## Information shown:
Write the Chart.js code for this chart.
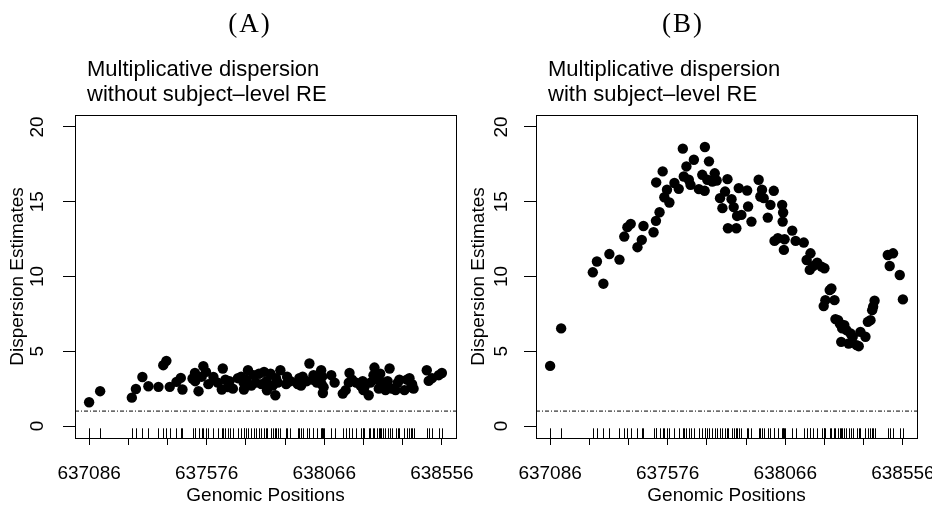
<!DOCTYPE html>
<html>
<head>
<meta charset="utf-8">
<script src="https://cdn.jsdelivr.net/npm/chart.js@4.4.1/dist/chart.umd.min.js"></script>
<style>
  html, body { margin: 0; padding: 0; background: #fff; overflow: hidden; width: 932px; height: 505px; position: relative; }
  canvas { position: absolute; top: 0; }
  #panelA { left: 0; }
  #panelB { left: 461px; }
</style>
</head>
<body>
<canvas id="panelA" width="510" height="505"></canvas>
<canvas id="panelB" width="510" height="505"></canvas>
<script>
// genomic positions of the CpG sites (shared by both panels)
var positions = [
  637086, 637132, 637264, 637281, 637308, 637333, 637375, 637395, 637408, 637422,
  637450, 637468, 637475, 637517, 637527, 637528, 637542, 637555, 637562, 637573,
  637583, 637604, 637622, 637639, 637643, 637654, 637664, 637671, 637685, 637706,
  637720, 637730, 637731, 637741, 637748, 637762, 637772, 637780, 637794, 637804,
  637815, 637825, 637827, 637842, 637851, 637862, 637865, 637872, 637883, 637907,
  637911, 637925, 637955, 637962, 637969, 637976, 637993, 638004, 638018, 638021,
  638035, 638053, 638055, 638057, 638060, 638063, 638095, 638109, 638143, 638155,
  638168, 638171, 638182, 638199, 638217, 638226, 638229, 638233, 638251, 638258,
  638271, 638275, 638286, 638293, 638299, 638303, 638312, 638321, 638330, 638338,
  638347, 638363, 638372, 638379, 638400, 638410, 638421, 638428, 638432, 638438,
  638493, 638501, 638515, 638543, 638556
];

// (A) without subject-level RE
var dispA = [
  1.59, 2.33, 1.90, 2.48, 3.28, 2.66, 2.62, 4.07, 4.36, 2.62,
  2.95, 3.22, 2.44, 3.18, 3.55, 3.00, 2.33, 3.30, 4.00, 3.62,
  2.80, 3.28, 2.90, 2.44, 3.85, 3.10, 2.60, 3.00, 2.50, 3.20,
  3.30, 2.90, 2.44, 3.10, 3.73, 2.70, 3.40, 2.90, 3.50, 2.80,
  3.62, 3.00, 2.39, 3.50, 2.70, 2.06, 3.20, 2.90, 3.73, 2.80,
  3.30, 3.00, 2.80, 3.20, 2.70, 3.30, 3.00, 4.18, 3.10, 3.40,
  2.90, 3.73, 2.80, 3.30, 2.21, 2.60, 3.40, 2.90, 2.17, 2.40,
  2.90, 3.55, 3.10, 2.90, 2.70, 3.00, 2.40, 2.60, 2.06, 2.90,
  3.40, 3.91, 3.10, 2.50, 3.50, 2.70, 2.90, 2.40, 3.00, 3.85,
  2.50, 2.40, 2.90, 3.10, 2.40, 3.10, 3.20, 2.60, 2.80, 2.50,
  3.73, 3.02, 3.20, 3.40, 3.55
];

// (B) with subject-level RE
var dispB = [
  4.02, 6.53, 10.28, 11.00, 9.52, 11.50, 11.13, 12.67, 13.30, 13.52,
  11.96, 12.45, 13.38, 12.96, 13.72, 16.29, 14.30, 17.03, 15.30, 15.80,
  14.95, 16.25, 15.86, 18.55, 16.69, 17.36, 16.47, 16.13, 17.81, 15.84,
  16.80, 15.73, 18.66, 16.47, 17.70, 16.35, 16.90, 16.42, 15.24, 14.57,
  15.68, 16.51, 13.23, 15.17, 14.64, 13.23, 14.05, 15.91, 14.12, 15.75,
  14.68, 13.67, 16.47, 15.35, 15.80, 15.24, 13.94, 14.79, 15.73, 12.38,
  12.56, 14.79, 13.67, 14.28, 11.78, 12.49, 13.07, 12.38, 12.27, 11.10,
  10.44, 11.55, 10.70, 10.93, 10.66, 8.02, 10.55, 8.42, 9.09, 9.20,
  8.42, 7.15, 7.08, 6.86, 5.63, 6.53, 6.75, 6.41, 5.52, 6.19,
  5.97, 5.41, 5.34, 6.30, 5.97, 6.97, 7.08, 7.75, 7.98, 8.38,
  11.44, 10.70, 11.55, 10.10, 8.47
];

var xTicks = [637086, 637249.33, 637412.67, 637576, 637739.33, 637902.67, 638066, 638229.33, 638392.67, 638556];
var xTickLabels = ['637086', '', '', '637576', '', '', '638066', '', '', '638556'];
var yTicks = [0, 5, 10, 15, 20];
var yTickLabels = ['0', '5', '10', '15', '20'];

// axis limits as R sets them (range plus 4%)
var xMin = 637027.2, xMax = 638614.8;
var yMin = -0.8, yMax = 20.8;
var refLevel = 1;

var sans = '"Liberation Sans", Arial, sans-serif';

// box, rug and the panel headings
var panelText = {
  id: 'panelText',
  afterDatasetsDraw: function (chart) {
    var ctx = chart.ctx, a = chart.chartArea, xs = chart.scales.x;
    ctx.save();
    ctx.strokeStyle = '#000';
    ctx.lineWidth = 1;
    var rugLen = (a.bottom - a.top) * 0.03;
    for (var i = 0; i < positions.length; i++) {
      var px = Math.round(xs.getPixelForValue(positions[i])) + 0.5;
      ctx.beginPath();
      ctx.moveTo(px, a.bottom);
      ctx.lineTo(px, a.bottom - rugLen);
      ctx.stroke();
    }
    ctx.strokeRect(Math.round(a.left) + 0.5, Math.round(a.top) + 0.5,
      Math.round(a.right - a.left), Math.round(a.bottom - a.top));
    ctx.restore();
  },
  afterDraw: function (chart, args, opts) {
    var ctx = chart.ctx;
    ctx.save();
    ctx.fillStyle = '#000';
    ctx.textBaseline = 'alphabetic';
    ctx.font = '27px "Liberation Serif", "Times New Roman", serif';
    ctx.letterSpacing = '2px';
    ctx.textAlign = 'center';
    ctx.fillText(opts.letter, opts.letterX, 32);
    ctx.letterSpacing = '0px';
    ctx.font = '22px ' + sans;
    ctx.textAlign = 'left';
    ctx.fillText(opts.lines[0], opts.textX, 76);
    ctx.fillText(opts.lines[1], opts.textX, 101);
    ctx.restore();
  }
};

function makeChart(id, values, letter, letterX, lines, yPad) {
  return new Chart(document.getElementById(id), {
    type: 'scatter',
    data: {
      datasets: [{
        data: positions.map(function (p, i) { return { x: p, y: values[i] }; }),
        backgroundColor: '#000',
        borderWidth: 0,
        pointRadius: 5.2,
        pointHoverRadius: 5.2
      }, {
        data: [{ x: xMin, y: refLevel }, { x: xMax, y: refLevel }],
        showLine: true,
        borderColor: '#000',
        borderWidth: 1,
        borderDash: [4, 2, 1, 2],
        pointRadius: 0
      }]
    },
    options: {
      responsive: false,
      animation: false,
      devicePixelRatio: 1,
      layout: { padding: { top: 115, left: 0, right: 54, bottom: 0 } },
      plugins: {
        legend: { display: false },
        tooltip: { enabled: false },
        panelText: { letter: letter, letterX: letterX, textX: 87, lines: lines }
      },
      scales: {
        x: {
          type: 'linear',
          min: xMin,
          max: xMax,
          afterFit: function (s) { s.height = 67; },
          afterBuildTicks: function (s) { s.ticks = xTicks.map(function (v) { return { value: v }; }); },
          grid: { drawOnChartArea: false, drawTicks: true, tickLength: 7, color: '#000', lineWidth: 1 },
          border: { display: false },
          ticks: {
            autoSkip: false, maxRotation: 0, minRotation: 0, padding: 17, color: '#000',
            font: { family: sans, size: 19 },
            callback: function (v, i) { return xTickLabels[i]; }
          },
          title: {
            display: true, text: 'Genomic Positions', color: '#000',
            font: { family: sans, size: 19, lineHeight: 1 }, padding: { top: 0, bottom: 0 }
          }
        },
        y: {
          min: yMin,
          max: yMax,
          afterFit: function (s) { s.width = 75; },
          afterBuildTicks: function (s) { s.ticks = yTicks.map(function (v) { return { value: v }; }); },
          grid: { drawOnChartArea: false, drawTicks: true, tickLength: 12, color: '#000', lineWidth: 1 },
          border: { display: false },
          ticks: {
            minRotation: 90, maxRotation: 90, crossAlign: 'center', padding: yPad, color: '#000',
            font: { family: sans, size: 19 },
            callback: function (v, i) { return yTickLabels[i]; }
          },
          title: {
            display: true, text: 'Dispersion Estimates', color: '#000',
            font: { family: sans, size: 19, lineHeight: 1 }, padding: { top: 8.5, bottom: 0 }
          }
        }
      }
    },
    plugins: [panelText]
  });
}

makeChart('panelA', dispA, '(A)', 250, ['Multiplicative dispersion', 'without subject\u2013level RE'], 15);
makeChart('panelB', dispB, '(B)', 222, ['Multiplicative dispersion', 'with subject\u2013level RE'], 12);
</script>
</body>
</html>
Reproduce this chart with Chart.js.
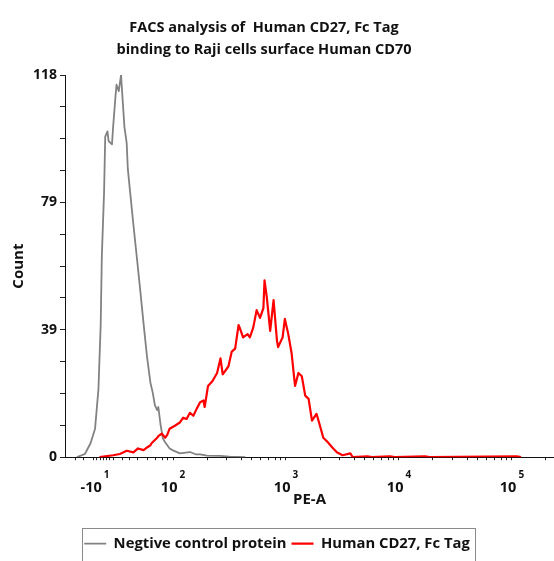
<!DOCTYPE html>
<html>
<head>
<meta charset="utf-8">
<script src="https://cdn.jsdelivr.net/npm/chart.js@4.4.1/dist/chart.umd.min.js"></script>
<style>
  html, body { margin: 0; padding: 0; background: #fff; }
</style>
</head>
<body>
<canvas id="facsChart" width="554" height="561"></canvas>
<script>
// PE-A is given in display decades: 2 = 10^2, 3 = 10^3 ... (below 2 is the linear / negative part)
const negPeA = [1.15, 1.22, 1.27, 1.31, 1.34, 1.36, 1.37, 1.39, 1.40, 1.42,
    1.43, 1.46, 1.47, 1.49, 1.50, 1.52, 1.54, 1.55, 1.57, 1.59,
    1.60, 1.62, 1.65, 1.68, 1.71, 1.74, 1.77, 1.80, 1.82, 1.84,
    1.86, 1.87, 1.89, 1.91, 1.93, 1.97, 2.00, 2.06, 2.13, 2.15,
    2.20, 2.24, 2.30, 2.42, 2.50, 2.64];
const negCount = [0, 1, 4.3, 8.8, 21, 41, 62, 82, 99, 100.6,
    97.6, 96.6, 102, 111, 115, 113, 118, 112.5, 102, 97,
    89, 82, 71.6, 61.6, 51.5, 41, 31, 23, 20, 16,
    14.5, 15.5, 10, 5.8, 4.6, 2.7, 2.1, 1.2, 1.5, 1.6,
    0.9, 0.9, 0.5, 0.4, 0.2, 0];

const cd27PeA = [1.35, 1.47, 1.53, 1.59, 1.65, 1.69, 1.74, 1.77, 1.80, 1.81,
    1.86, 1.87, 1.90, 1.93, 1.95, 1.97, 2.02, 2.06, 2.09, 2.12,
    2.15, 2.18, 2.21, 2.24, 2.27, 2.28, 2.31, 2.35, 2.39, 2.42,
    2.44, 2.49, 2.52, 2.55, 2.58, 2.59, 2.62, 2.66, 2.68, 2.71,
    2.74, 2.77, 2.80, 2.81, 2.83, 2.86, 2.89, 2.92, 2.93, 2.97,
    2.99, 3.02, 3.05, 3.08, 3.11, 3.14, 3.17, 3.20, 3.23, 3.27,
    3.30, 3.33, 3.37, 3.41, 3.45, 3.50, 3.57, 3.59, 3.72, 3.76,
    3.92, 3.96, 4.23, 4.27, 5.04, 5.08];
const cd27Count = [0, 0.6, 1, 2, 1.5, 2.7, 2.2, 3, 3.7, 4.3,
    6, 6.5, 7.3, 6, 7, 8.8, 9.8, 10.7, 12.2, 11.8,
    13.7, 12.8, 15, 17, 17.5, 15.5, 22, 23.5, 26, 30.5,
    25.6, 28, 32.6, 33.5, 40.8, 40, 37, 38, 37, 40,
    45.4, 43, 46, 54.6, 49.4, 39, 48.5, 36, 34, 37,
    42.7, 38, 32, 22, 26, 25, 19, 18, 11.3, 13.4,
    9.8, 6, 4.6, 3, 1.5, 0.6, 1.2, 0, 0.3, 0,
    0.3, 0, 0.3, 0, 0.3, 0];

const seriesNames = ['Negtive control protein', 'Human CD27, Fc Tag'];
const titleLines = ['FACS analysis of  Human CD27, Fc Tag', 'binding to Raji cells surface Human CD70'];

const xMin = 1.044;
const xMax = 5.372;
const xTickPos = [1.31, 2, 3, 4, 5];
const xTickBase = ['-10', '10', '10', '10', '10'];
const xTickExp = ['1', '2', '3', '4', '5'];
// small tick marks of the biexponential axis
const xMinorPos = [1.133, 1.204, 1.292, 1.327, 1.354, 1.381, 1.407, 1.442, 1.469,
    1.549, 1.619, 1.690, 1.770, 1.841, 1.903, 1.947];

const yMax = 118;
const yTickLabels = ['0', '39', '79', '118'];

const FONT = '"Open Sans", "DejaVu Sans", sans-serif';
Chart.defaults.font.family = FONT;
Chart.defaults.color = '#111';

function toPoints(xs, ys) {
    return xs.map((x, i) => ({ x: x, y: ys[i] }));
}

// title sits a little left of the canvas centre in the original
const titlePlugin = {
    id: 'leftTitle',
    afterDraw(chart) {
        const ctx = chart.ctx;
        ctx.save();
        ctx.fillStyle = '#111';
        ctx.font = 'bold 14.5px ' + FONT;
        ctx.textAlign = 'center';
        ctx.textBaseline = 'middle';
        titleLines.forEach((t, i) => ctx.fillText(t, 264, 28 + i * 22));
        ctx.restore();
    }
};

const xLabelPlugin = {
    id: 'xLabels',
    afterDraw(chart) {
        const ctx = chart.ctx;
        const xs = chart.scales.x;
        ctx.save();
        ctx.fillStyle = '#111';
        ctx.textBaseline = 'middle';
        ctx.textAlign = 'left';
        xTickPos.forEach((v, i) => {
            const px = xs.getPixelForValue(v);
            ctx.font = 'bold 14.5px ' + FONT;
            const bw = ctx.measureText(xTickBase[i]).width;
            ctx.font = 'bold 10px ' + FONT;
            const ew = ctx.measureText(xTickExp[i]).width;
            const left = px - (bw + ew + 2) / 2;
            ctx.font = 'bold 14.5px ' + FONT;
            ctx.fillText(xTickBase[i], left, 488);
            ctx.font = 'bold 10px ' + FONT;
            ctx.fillText(xTickExp[i], left + bw + 2, 475);
        });
        ctx.restore();
    }
};

const legendBoxPlugin = {
    id: 'legendBox',
    afterDraw(chart) {
        const boxes = chart.legend.legendHitBoxes;
        if (!boxes || !boxes.length) return;
        const first = boxes[0];
        const last = boxes[boxes.length - 1];
        const ctx = chart.ctx;
        ctx.save();
        ctx.strokeStyle = '#8a8a8a';
        ctx.lineWidth = 1;
        const left = Math.round(first.left) - 2;
        const right = Math.round(last.left + last.width) + 5;
        const top = Math.round(first.top) - 8;
        ctx.strokeRect(left + 0.5, top + 0.5, right - left, 40);
        ctx.restore();
    }
};

new Chart(document.getElementById('facsChart'), {
    type: 'line',
    data: {
        datasets: [{
            label: seriesNames[0],
            data: toPoints(negPeA, negCount),
            borderColor: '#828282',
            backgroundColor: '#828282',
            borderWidth: 1.8,
            order: 1
        }, {
            label: seriesNames[1],
            data: toPoints(cd27PeA, cd27Count),
            borderColor: '#ff0000',
            backgroundColor: '#ff0000',
            borderWidth: 2.2,
            order: 0
        }]
    },
    options: {
        responsive: false,
        animation: false,
        devicePixelRatio: 1,
        layout: { padding: { top: 75, left: 0, right: 0, bottom: 0 } },
        elements: {
            point: { radius: 0, hoverRadius: 0 },
            line: { tension: 0, fill: false, borderJoinStyle: 'round' }
        },
        plugins: {
            tooltip: { enabled: false },
            title: { display: false },
            legend: {
                position: 'bottom',
                labels: {
                    usePointStyle: true,
                    pointStyle: 'line',
                    pointStyleWidth: 22,
                    padding: 5,
                    color: '#111',
                    font: { size: 14.8, weight: 'bold' },
                    sort: (a, b) => a.datasetIndex - b.datasetIndex
                }
            }
        },
        scales: {
            x: {
                type: 'linear',
                min: xMin,
                max: xMax,
                afterBuildTicks: scale => {
                    const pos = [...xMinorPos, ...xTickPos.slice(1)];
                    for (let n = 2; n <= 5; n++) {
                        for (let k = 2; k <= 9; k++) {
                            const v = n + Math.log10(k);
                            if (v < xMax) pos.push(v);
                        }
                    }
                    scale.ticks = pos.sort((a, b) => a - b).map(v => ({ value: v }));
                },
                afterFit: scale => { scale.height = 74; },
                ticks: { callback: () => '', autoSkip: false, maxRotation: 0 },
                grid: { drawOnChartArea: false, tickLength: 3, tickColor: '#222' },
                border: { color: '#111', width: 1 },
                title: {
                    display: true,
                    text: 'PE-A',
                    color: '#111',
                    font: { size: 15, weight: 'bold' },
                    padding: { top: 0, bottom: 22 }
                }
            },
            y: {
                min: 0,
                max: yMax,
                afterBuildTicks: scale => {
                    scale.ticks = Array.from({ length: 13 }, (_, k) => ({ value: k * yMax / 12 }));
                },
                afterFit: scale => { scale.width = 65; },
                ticks: {
                    autoSkip: false,
                    padding: 3,
                    color: '#111',
                    font: { size: 14, weight: 'bold' },
                    callback: (value, index) => index % 4 === 0 ? yTickLabels[index / 4] : ''
                },
                grid: { drawOnChartArea: false, tickLength: 5, tickColor: '#222' },
                border: { color: '#111', width: 1 },
                title: {
                    display: true,
                    text: 'Count',
                    color: '#111',
                    font: { size: 15, weight: 'bold' },
                    padding: { top: 10, bottom: 0 }
                }
            }
        }
    },
    plugins: [titlePlugin, xLabelPlugin, legendBoxPlugin]
});
</script>
</body>
</html>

## Problem statement:
Using the data above, extract exactly the lines from the one containing "Reproduce this chart with Chart.js." through the one containing "0.9, 0.9, 0.5, 0.4, 0.2, 0];". Pictures are left out.

## Exercise response:
Reproduce this chart with Chart.js.
<!DOCTYPE html>
<html>
<head>
<meta charset="utf-8">
<script src="https://cdn.jsdelivr.net/npm/chart.js@4.4.1/dist/chart.umd.min.js"></script>
<style>
  html, body { margin: 0; padding: 0; background: #fff; }
</style>
</head>
<body>
<canvas id="facsChart" width="554" height="561"></canvas>
<script>
// PE-A is given in display decades: 2 = 10^2, 3 = 10^3 ... (below 2 is the linear / negative part)
const negPeA = [1.15, 1.22, 1.27, 1.31, 1.34, 1.36, 1.37, 1.39, 1.40, 1.42,
    1.43, 1.46, 1.47, 1.49, 1.50, 1.52, 1.54, 1.55, 1.57, 1.59,
    1.60, 1.62, 1.65, 1.68, 1.71, 1.74, 1.77, 1.80, 1.82, 1.84,
    1.86, 1.87, 1.89, 1.91, 1.93, 1.97, 2.00, 2.06, 2.13, 2.15,
    2.20, 2.24, 2.30, 2.42, 2.50, 2.64];
const negCount = [0, 1, 4.3, 8.8, 21, 41, 62, 82, 99, 100.6,
    97.6, 96.6, 102, 111, 115, 113, 118, 112.5, 102, 97,
    89, 82, 71.6, 61.6, 51.5, 41, 31, 23, 20, 16,
    14.5, 15.5, 10, 5.8, 4.6, 2.7, 2.1, 1.2, 1.5, 1.6,
    0.9, 0.9, 0.5, 0.4, 0.2, 0];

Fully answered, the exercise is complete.